El crítico de artes visuales Maikel José Rodríguez Calviño, revela públicamente en su columna de La Jiribilla una práctica con la que convivimos editores y críticos: muchos artistas exigen leer la crítica, y hasta intervenir en ella, antes de que sea publicada. 2 Insólita deformación del respeto a la creación ajena que se ha ido imponiendo por diversos imperativos de la vida extra artística, amén de que la causa esencial se halle en la publicación que asume la crítica y, más no faltaba, en quien la firme. ¿Admitirán esos mismos artistas que les exigiéramos aprobar su obra, e incluso intervenir en ella, antes de exhibirla, o antes de publicarla?

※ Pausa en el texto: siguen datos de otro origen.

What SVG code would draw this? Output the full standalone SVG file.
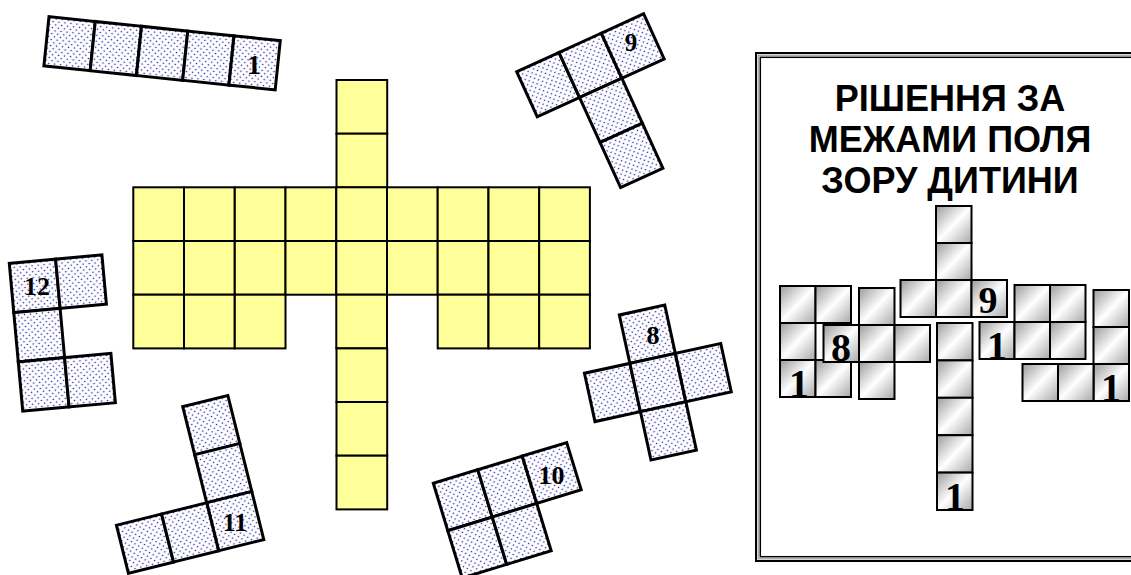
<svg xmlns="http://www.w3.org/2000/svg" width="1131" height="575" viewBox="0 0 1131 575">
<defs>
<pattern id="dots" patternUnits="userSpaceOnUse" width="6" height="6">
<rect width="6" height="6" fill="#ffffff"/>
<circle cx="1.5" cy="1.5" r="0.8" fill="#1c1ca8"/>
<circle cx="4.5" cy="4.5" r="0.8" fill="#1c1ca8"/>
</pattern>
<linearGradient id="metal" x1="0" y1="0" x2="1" y2="1">
<stop offset="0" stop-color="#9a9a9a"/>
<stop offset="0.5" stop-color="#ffffff"/>
<stop offset="1" stop-color="#a8a8a8"/>
</linearGradient>
<style>
.y{fill:#FFFF99;stroke:#000;stroke-width:2}
.p{fill:url(#dots);stroke:#000;stroke-width:3}
.g{fill:url(#metal);stroke:#000;stroke-width:2}
.n{font-family:"Liberation Serif","Times New Roman",serif;font-weight:bold;fill:#000;text-anchor:middle}
.t{font-family:"Liberation Sans",Arial,sans-serif;font-weight:bold;font-size:36px;fill:#000;text-anchor:middle}
</style>
</defs>
<rect width="1131" height="575" fill="#ffffff"/>

<g id="board">
<rect class="y" x="336.5" y="80" width="50.7" height="53.7"/>
<rect class="y" x="336.5" y="133.7" width="50.7" height="53.7"/>
<rect class="y" x="133.3" y="187.3" width="50.7" height="53.7"/>
<rect class="y" x="184" y="187.3" width="50.7" height="53.7"/>
<rect class="y" x="234.8" y="187.3" width="50.7" height="53.7"/>
<rect class="y" x="285.5" y="187.3" width="50.7" height="53.7"/>
<rect class="y" x="336.3" y="187.3" width="50.7" height="53.7"/>
<rect class="y" x="387" y="187.3" width="50.7" height="53.7"/>
<rect class="y" x="437.7" y="187.3" width="50.7" height="53.7"/>
<rect class="y" x="488.5" y="187.3" width="50.7" height="53.7"/>
<rect class="y" x="539.2" y="187.3" width="50.7" height="53.7"/>
<rect class="y" x="133.3" y="241" width="50.7" height="53.7"/>
<rect class="y" x="184" y="241" width="50.7" height="53.7"/>
<rect class="y" x="234.8" y="241" width="50.7" height="53.7"/>
<rect class="y" x="285.5" y="241" width="50.7" height="53.7"/>
<rect class="y" x="336.3" y="241" width="50.7" height="53.7"/>
<rect class="y" x="387" y="241" width="50.7" height="53.7"/>
<rect class="y" x="437.7" y="241" width="50.7" height="53.7"/>
<rect class="y" x="488.5" y="241" width="50.7" height="53.7"/>
<rect class="y" x="539.2" y="241" width="50.7" height="53.7"/>
<rect class="y" x="133.3" y="294.7" width="50.7" height="53.7"/>
<rect class="y" x="184" y="294.7" width="50.7" height="53.7"/>
<rect class="y" x="234.8" y="294.7" width="50.7" height="53.7"/>
<rect class="y" x="336.3" y="294.7" width="50.7" height="53.7"/>
<rect class="y" x="437.7" y="294.7" width="50.7" height="53.7"/>
<rect class="y" x="488.5" y="294.7" width="50.7" height="53.7"/>
<rect class="y" x="539.2" y="294.7" width="50.7" height="53.7"/>
<rect class="y" x="336.5" y="348.4" width="50.7" height="53.7"/>
<rect class="y" x="336.5" y="402" width="50.7" height="53.7"/>
<rect class="y" x="336.5" y="455.7" width="50.7" height="53.7"/>
</g>

<g id="piece-1">
<g transform="translate(49,16.7) rotate(5.9)">
<rect class="p" x="0" y="0" width="46.5" height="49.5"/>
<rect class="p" x="46.5" y="0" width="46.5" height="49.5"/>
<rect class="p" x="93" y="0" width="46.5" height="49.5"/>
<rect class="p" x="139.5" y="0" width="46.5" height="49.5"/>
<rect class="p" x="186" y="0" width="46.5" height="49.5"/>
</g>
<text class="n" x="254" y="74" font-size="28">1</text>
</g>

<g id="piece-9">
<g transform="translate(516.7,71.7) rotate(-24.5)">
<rect class="p" x="0" y="0" width="46.5" height="49.5"/>
<rect class="p" x="46.5" y="0" width="46.5" height="49.5"/>
<rect class="p" x="93" y="0" width="46.5" height="49.5"/>
<rect class="p" x="46.5" y="49.5" width="46.5" height="49.5"/>
<rect class="p" x="46.5" y="99" width="46.5" height="49.5"/>
</g>
<text class="n" x="631" y="51" font-size="25">9</text>
</g>

<g id="piece-12">
<g transform="translate(9.3,263.3) rotate(-5.2)">
<rect class="p" x="0" y="0" width="46.5" height="49.5"/>
<rect class="p" x="46.5" y="0" width="46.5" height="49.5"/>
<rect class="p" x="0" y="49.5" width="46.5" height="49.5"/>
<rect class="p" x="0" y="99" width="46.5" height="49.5"/>
<rect class="p" x="46.5" y="99" width="46.5" height="49.5"/>
</g>
<text class="n" x="37" y="295" font-size="26">12</text>
</g>

<g id="piece-11">
<g transform="translate(92.5,429.2) rotate(-14)">
<rect class="p" x="93" y="0" width="46.5" height="49.5"/>
<rect class="p" x="93" y="49.5" width="46.5" height="49.5"/>
<rect class="p" x="93" y="99" width="46.5" height="49.5"/>
<rect class="p" x="0" y="99" width="46.5" height="49.5"/>
<rect class="p" x="46.5" y="99" width="46.5" height="49.5"/>
</g>
<text class="n" x="235" y="531" font-size="26">11</text>
</g>

<g id="piece-10">
<g transform="translate(433.3,483.3) rotate(-17)">
<rect class="p" x="0" y="0" width="46.5" height="49.5"/>
<rect class="p" x="46.5" y="0" width="46.5" height="49.5"/>
<rect class="p" x="93" y="0" width="46.5" height="49.5"/>
<rect class="p" x="0" y="49.5" width="46.5" height="49.5"/>
<rect class="p" x="46.5" y="49.5" width="46.5" height="49.5"/>
</g>
<text class="n" x="551.5" y="484" font-size="26">10</text>
</g>

<g id="piece-8">
<g transform="translate(573.9,324.9) rotate(-12.3)">
<rect class="p" x="46.5" y="0" width="46.5" height="49.5"/>
<rect class="p" x="0" y="49.5" width="46.5" height="49.5"/>
<rect class="p" x="46.5" y="49.5" width="46.5" height="49.5"/>
<rect class="p" x="93" y="49.5" width="46.5" height="49.5"/>
<rect class="p" x="46.5" y="99" width="46.5" height="49.5"/>
</g>
<text class="n" x="653" y="344" font-size="26">8</text>
</g>

<g id="solution-panel">
<rect x="756" y="53" width="390" height="508" fill="none" stroke="#000" stroke-width="2"/>
<rect x="758.2" y="55.2" width="390" height="503.6" fill="none" stroke="#999" stroke-width="1.2"/>
<rect x="760.3" y="57.3" width="390" height="499.4" fill="none" stroke="#000" stroke-width="1.5"/>
<text class="t" x="950" y="111">РІШЕННЯ ЗА</text>
<text class="t" x="950" y="152">МЕЖАМИ ПОЛЯ</text>
<text class="t" x="950" y="193">ЗОРУ ДИТИНИ</text>
</g>

<g id="sol-9">
<rect class="g" x="936" y="206" width="35.5" height="37"/>
<rect class="g" x="936" y="243" width="35.5" height="37"/>
<rect class="g" x="900.5" y="280" width="35.5" height="37"/>
<rect class="g" x="936" y="280" width="35.5" height="37"/>
<rect class="g" x="971.5" y="280" width="35.5" height="37"/>
<text class="n" x="988" y="313" font-size="38">9</text>
</g>

<g id="sol-12">
<rect class="g" x="780" y="286" width="35.5" height="37"/>
<rect class="g" x="815.5" y="286" width="35.5" height="37"/>
<rect class="g" x="780" y="323" width="35.5" height="37"/>
<rect class="g" x="780" y="360" width="35.5" height="37"/>
<rect class="g" x="815.5" y="360" width="35.5" height="37"/>
<text class="n" x="799" y="397" font-size="40">1</text>
</g>

<g id="sol-8">
<rect class="g" x="859" y="288" width="35.5" height="37"/>
<rect class="g" x="823.5" y="325" width="35.5" height="37"/>
<rect class="g" x="859" y="325" width="35.5" height="37"/>
<rect class="g" x="894.5" y="325" width="35.5" height="37"/>
<rect class="g" x="859" y="362" width="35.5" height="37"/>
<text class="n" x="841" y="361" font-size="40">8</text>
</g>

<g id="sol-1">
<rect class="g" x="937" y="323" width="35.5" height="37.4"/>
<rect class="g" x="937" y="360.4" width="35.5" height="37.4"/>
<rect class="g" x="937" y="397.8" width="35.5" height="37.4"/>
<rect class="g" x="937" y="435.2" width="35.5" height="37.4"/>
<rect class="g" x="937" y="472.6" width="35.5" height="37.4"/>
<text class="n" x="955" y="510" font-size="40">1</text>
</g>

<g id="sol-10">
<rect class="g" x="979.5" y="322" width="35" height="37"/>
<rect class="g" x="1014.5" y="285" width="35.5" height="37"/>
<rect class="g" x="1050" y="285" width="35.5" height="37"/>
<rect class="g" x="1014.5" y="322" width="35.5" height="37"/>
<rect class="g" x="1050" y="322" width="35.5" height="37"/>
<text class="n" x="997" y="359" font-size="40">1</text>
</g>

<g id="sol-11">
<rect class="g" x="1093.5" y="290" width="35.5" height="37"/>
<rect class="g" x="1093.5" y="327" width="35.5" height="37"/>
<rect class="g" x="1093.5" y="364" width="35.5" height="37"/>
<rect class="g" x="1022.5" y="364" width="35.5" height="37"/>
<rect class="g" x="1058" y="364" width="35.5" height="37"/>
<text class="n" x="1111" y="401" font-size="40">1</text>
</g>
</svg>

Y en este avatar de no perder rigor en el análisis crítico –ni la integridad física o moral si nos atrevemos a enumerar lo negativo–, y conseguir al mismo tiempo que algo más de veinte personas comprendan lo expresado, continúa la superpoblación de artistas, escritores y obras, resultado de una política cultural que mantiene a toda costa el hábitat reproductivo. En semejante panorama, se pasa muy rápido de la necesidad objetiva y creativa de la crítica a los imperativos de la cotidianeidad, al sobresalto que excede al entramado del juicio. Optar por ciencia, o surfing hemofílico, interesado, es elección objetiva y de capacidad personal: cada cual, entonces y entre el pesar de los pesares, al color de su gusto, a la altitud de su marcha, o al panglosiano tono de sus posibilidades.
1 Iuri Lotman: “Los estudios literarios deben ser una ciencia”, en: Desiderio Navarro: Textos y contextos 1. (selección, traducción y prólogo), Editorial Arte y Literatura, La Habana, 1986, pp. 73-86. Las citas y referencias siguientes pertenecen a la misma fuente.
2 Maikel José Rodríguez Calviño: “Críticas al crítico”, en La Jiribilla 856.